* BEGIN AVAILABLE DATA *

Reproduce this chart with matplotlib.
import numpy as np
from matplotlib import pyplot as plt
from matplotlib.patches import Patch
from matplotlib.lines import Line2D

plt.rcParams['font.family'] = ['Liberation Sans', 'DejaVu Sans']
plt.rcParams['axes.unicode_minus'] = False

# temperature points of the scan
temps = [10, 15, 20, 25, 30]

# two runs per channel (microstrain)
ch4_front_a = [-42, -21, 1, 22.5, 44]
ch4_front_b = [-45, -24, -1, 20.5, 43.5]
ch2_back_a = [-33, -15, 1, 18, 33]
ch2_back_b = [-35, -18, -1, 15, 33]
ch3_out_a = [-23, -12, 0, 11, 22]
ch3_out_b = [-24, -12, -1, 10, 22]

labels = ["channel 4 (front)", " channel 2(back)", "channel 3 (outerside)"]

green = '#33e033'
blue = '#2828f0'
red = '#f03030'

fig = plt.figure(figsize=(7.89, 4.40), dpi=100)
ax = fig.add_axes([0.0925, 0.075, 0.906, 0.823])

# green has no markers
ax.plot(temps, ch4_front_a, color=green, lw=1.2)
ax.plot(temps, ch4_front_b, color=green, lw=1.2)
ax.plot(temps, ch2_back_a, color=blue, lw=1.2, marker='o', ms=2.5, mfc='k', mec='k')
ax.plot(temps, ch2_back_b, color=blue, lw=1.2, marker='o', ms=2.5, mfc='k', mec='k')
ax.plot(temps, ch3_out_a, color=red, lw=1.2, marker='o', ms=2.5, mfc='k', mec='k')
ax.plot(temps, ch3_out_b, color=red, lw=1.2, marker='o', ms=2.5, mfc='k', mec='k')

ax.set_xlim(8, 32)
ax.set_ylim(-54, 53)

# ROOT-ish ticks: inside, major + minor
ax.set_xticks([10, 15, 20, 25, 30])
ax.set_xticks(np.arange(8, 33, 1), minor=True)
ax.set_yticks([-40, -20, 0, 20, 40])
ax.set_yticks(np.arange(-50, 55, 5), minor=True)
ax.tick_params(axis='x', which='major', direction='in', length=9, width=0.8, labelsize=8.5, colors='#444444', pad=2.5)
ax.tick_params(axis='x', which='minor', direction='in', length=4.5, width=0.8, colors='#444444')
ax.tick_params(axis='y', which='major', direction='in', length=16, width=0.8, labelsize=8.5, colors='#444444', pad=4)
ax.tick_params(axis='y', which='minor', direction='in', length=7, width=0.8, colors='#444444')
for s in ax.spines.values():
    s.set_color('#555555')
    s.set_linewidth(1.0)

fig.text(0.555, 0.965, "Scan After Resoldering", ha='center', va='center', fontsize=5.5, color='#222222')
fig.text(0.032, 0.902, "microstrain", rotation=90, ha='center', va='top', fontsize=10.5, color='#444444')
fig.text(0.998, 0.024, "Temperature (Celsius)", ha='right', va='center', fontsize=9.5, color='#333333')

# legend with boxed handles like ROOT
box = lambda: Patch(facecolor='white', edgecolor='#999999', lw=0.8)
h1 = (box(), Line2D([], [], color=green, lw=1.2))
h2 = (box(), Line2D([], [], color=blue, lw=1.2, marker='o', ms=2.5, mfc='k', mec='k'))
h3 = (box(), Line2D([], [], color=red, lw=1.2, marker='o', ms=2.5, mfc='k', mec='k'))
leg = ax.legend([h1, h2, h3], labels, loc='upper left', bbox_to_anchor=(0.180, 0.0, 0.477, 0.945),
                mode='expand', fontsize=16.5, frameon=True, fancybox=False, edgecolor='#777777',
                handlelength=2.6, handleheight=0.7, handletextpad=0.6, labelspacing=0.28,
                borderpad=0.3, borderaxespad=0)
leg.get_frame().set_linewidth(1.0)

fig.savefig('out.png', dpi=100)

* END AVAILABLE DATA *
* BEGIN AVAILABLE DATA *

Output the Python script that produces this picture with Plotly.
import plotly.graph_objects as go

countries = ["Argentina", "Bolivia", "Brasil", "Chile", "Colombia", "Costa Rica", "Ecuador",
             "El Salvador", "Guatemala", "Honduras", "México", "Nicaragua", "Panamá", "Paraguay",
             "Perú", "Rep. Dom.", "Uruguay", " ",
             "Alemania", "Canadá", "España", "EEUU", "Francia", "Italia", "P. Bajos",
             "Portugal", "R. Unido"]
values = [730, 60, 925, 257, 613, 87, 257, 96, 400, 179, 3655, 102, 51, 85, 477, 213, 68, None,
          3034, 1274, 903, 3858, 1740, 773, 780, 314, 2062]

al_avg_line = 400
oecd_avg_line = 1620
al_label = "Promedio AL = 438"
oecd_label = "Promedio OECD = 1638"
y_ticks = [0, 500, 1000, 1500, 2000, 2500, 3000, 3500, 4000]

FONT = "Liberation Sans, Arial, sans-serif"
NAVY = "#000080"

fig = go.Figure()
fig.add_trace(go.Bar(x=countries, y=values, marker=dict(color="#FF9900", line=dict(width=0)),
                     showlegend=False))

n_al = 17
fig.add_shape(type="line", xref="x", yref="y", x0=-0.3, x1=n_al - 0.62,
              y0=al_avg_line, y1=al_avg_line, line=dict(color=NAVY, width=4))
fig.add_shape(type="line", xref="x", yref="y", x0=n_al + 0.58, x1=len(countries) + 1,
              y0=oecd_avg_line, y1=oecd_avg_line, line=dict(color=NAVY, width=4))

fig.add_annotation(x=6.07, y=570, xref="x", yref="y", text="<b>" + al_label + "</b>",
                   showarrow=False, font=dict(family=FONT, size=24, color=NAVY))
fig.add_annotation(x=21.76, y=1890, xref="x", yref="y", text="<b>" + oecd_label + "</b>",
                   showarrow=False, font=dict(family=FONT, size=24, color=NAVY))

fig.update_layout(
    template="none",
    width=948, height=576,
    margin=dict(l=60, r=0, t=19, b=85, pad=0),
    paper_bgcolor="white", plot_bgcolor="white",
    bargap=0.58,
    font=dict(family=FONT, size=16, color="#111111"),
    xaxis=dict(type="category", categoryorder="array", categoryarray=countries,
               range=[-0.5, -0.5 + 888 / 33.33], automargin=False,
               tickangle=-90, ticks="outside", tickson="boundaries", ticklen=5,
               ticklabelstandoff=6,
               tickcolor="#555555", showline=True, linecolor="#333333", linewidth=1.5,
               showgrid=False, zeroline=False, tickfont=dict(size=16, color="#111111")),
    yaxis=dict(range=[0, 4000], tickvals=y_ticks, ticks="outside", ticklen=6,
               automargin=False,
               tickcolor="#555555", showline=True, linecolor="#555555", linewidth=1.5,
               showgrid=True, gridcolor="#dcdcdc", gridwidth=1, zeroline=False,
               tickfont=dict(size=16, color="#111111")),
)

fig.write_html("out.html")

* END AVAILABLE DATA *
* BEGIN AVAILABLE DATA *

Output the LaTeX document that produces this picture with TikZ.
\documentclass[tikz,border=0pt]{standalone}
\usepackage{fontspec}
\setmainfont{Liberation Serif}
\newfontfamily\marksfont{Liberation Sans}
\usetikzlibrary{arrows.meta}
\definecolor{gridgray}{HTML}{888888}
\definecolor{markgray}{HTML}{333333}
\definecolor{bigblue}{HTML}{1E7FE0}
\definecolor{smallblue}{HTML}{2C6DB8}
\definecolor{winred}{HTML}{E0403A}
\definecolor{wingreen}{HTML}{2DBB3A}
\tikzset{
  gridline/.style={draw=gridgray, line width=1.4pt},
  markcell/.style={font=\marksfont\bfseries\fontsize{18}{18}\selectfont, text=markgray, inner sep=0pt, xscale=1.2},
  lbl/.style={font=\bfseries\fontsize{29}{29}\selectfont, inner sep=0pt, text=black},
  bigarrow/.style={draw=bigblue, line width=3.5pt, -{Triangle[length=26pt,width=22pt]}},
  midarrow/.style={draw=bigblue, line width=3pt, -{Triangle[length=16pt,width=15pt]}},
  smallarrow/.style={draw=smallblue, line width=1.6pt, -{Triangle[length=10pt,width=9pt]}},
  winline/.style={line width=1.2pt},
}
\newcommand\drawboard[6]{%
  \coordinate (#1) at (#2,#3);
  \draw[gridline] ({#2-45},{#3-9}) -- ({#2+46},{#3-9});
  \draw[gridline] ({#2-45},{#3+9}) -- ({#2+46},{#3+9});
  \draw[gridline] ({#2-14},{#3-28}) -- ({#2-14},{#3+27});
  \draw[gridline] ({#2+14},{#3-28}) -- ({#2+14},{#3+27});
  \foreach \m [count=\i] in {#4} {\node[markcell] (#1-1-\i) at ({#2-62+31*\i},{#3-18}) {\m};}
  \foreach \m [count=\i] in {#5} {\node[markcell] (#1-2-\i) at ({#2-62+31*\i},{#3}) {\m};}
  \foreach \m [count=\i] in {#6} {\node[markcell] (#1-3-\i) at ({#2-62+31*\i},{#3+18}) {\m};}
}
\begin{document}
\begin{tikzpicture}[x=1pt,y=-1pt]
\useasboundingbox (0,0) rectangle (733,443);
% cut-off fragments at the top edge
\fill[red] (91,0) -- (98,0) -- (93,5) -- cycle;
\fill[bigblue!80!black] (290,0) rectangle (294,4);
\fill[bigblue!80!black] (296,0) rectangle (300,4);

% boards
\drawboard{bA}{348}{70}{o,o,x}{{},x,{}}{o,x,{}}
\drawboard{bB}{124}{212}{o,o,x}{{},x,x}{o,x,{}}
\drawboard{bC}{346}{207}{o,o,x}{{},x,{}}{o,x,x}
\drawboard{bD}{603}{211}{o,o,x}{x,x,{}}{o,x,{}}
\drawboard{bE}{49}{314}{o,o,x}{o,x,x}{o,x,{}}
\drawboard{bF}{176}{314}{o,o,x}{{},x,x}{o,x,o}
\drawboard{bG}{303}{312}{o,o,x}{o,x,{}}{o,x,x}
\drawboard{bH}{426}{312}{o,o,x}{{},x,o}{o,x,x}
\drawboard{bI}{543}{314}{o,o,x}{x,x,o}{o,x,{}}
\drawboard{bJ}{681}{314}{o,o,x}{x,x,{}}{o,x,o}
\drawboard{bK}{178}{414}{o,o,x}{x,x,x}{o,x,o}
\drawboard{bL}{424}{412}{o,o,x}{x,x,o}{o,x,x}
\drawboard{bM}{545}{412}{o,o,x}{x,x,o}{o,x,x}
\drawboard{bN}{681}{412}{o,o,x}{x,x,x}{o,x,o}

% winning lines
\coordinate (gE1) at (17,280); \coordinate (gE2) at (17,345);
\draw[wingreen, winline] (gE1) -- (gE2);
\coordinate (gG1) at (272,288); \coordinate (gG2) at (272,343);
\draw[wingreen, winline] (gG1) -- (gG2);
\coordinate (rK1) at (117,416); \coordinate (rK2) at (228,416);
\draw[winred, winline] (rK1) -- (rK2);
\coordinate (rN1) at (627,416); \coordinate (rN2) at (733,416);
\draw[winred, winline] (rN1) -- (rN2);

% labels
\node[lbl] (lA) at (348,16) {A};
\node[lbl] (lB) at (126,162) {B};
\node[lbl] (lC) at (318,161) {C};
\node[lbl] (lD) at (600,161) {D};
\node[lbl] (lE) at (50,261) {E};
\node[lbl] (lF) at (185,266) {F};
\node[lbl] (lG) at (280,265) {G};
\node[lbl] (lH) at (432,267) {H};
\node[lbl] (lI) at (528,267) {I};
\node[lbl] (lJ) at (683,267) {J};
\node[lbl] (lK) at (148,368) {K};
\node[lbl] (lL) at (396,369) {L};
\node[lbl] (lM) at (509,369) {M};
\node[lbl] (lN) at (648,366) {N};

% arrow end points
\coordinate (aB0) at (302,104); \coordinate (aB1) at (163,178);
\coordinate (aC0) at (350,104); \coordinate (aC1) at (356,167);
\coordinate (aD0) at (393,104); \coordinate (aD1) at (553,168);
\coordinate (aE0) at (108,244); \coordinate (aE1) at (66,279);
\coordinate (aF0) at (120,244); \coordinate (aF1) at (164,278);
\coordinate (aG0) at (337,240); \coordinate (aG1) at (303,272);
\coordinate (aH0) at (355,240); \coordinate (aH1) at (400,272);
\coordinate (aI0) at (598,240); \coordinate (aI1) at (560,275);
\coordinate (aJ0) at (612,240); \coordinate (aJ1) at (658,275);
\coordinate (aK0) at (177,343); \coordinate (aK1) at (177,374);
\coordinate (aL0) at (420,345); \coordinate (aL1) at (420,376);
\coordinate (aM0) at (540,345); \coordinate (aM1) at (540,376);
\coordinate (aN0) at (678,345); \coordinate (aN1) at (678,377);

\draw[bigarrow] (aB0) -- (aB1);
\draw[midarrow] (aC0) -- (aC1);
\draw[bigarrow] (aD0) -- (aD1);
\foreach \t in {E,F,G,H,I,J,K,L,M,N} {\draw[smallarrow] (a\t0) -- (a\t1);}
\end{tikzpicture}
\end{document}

* END AVAILABLE DATA *

■ **BRIEF**
Start at the line with "Output the Python" and stop after the line with "import plotly.graph_objects as go". Repeat exactly the lines in that range.

■ **TASK RESULT**
Output the Python script that produces this picture with Plotly.
import plotly.graph_objects as go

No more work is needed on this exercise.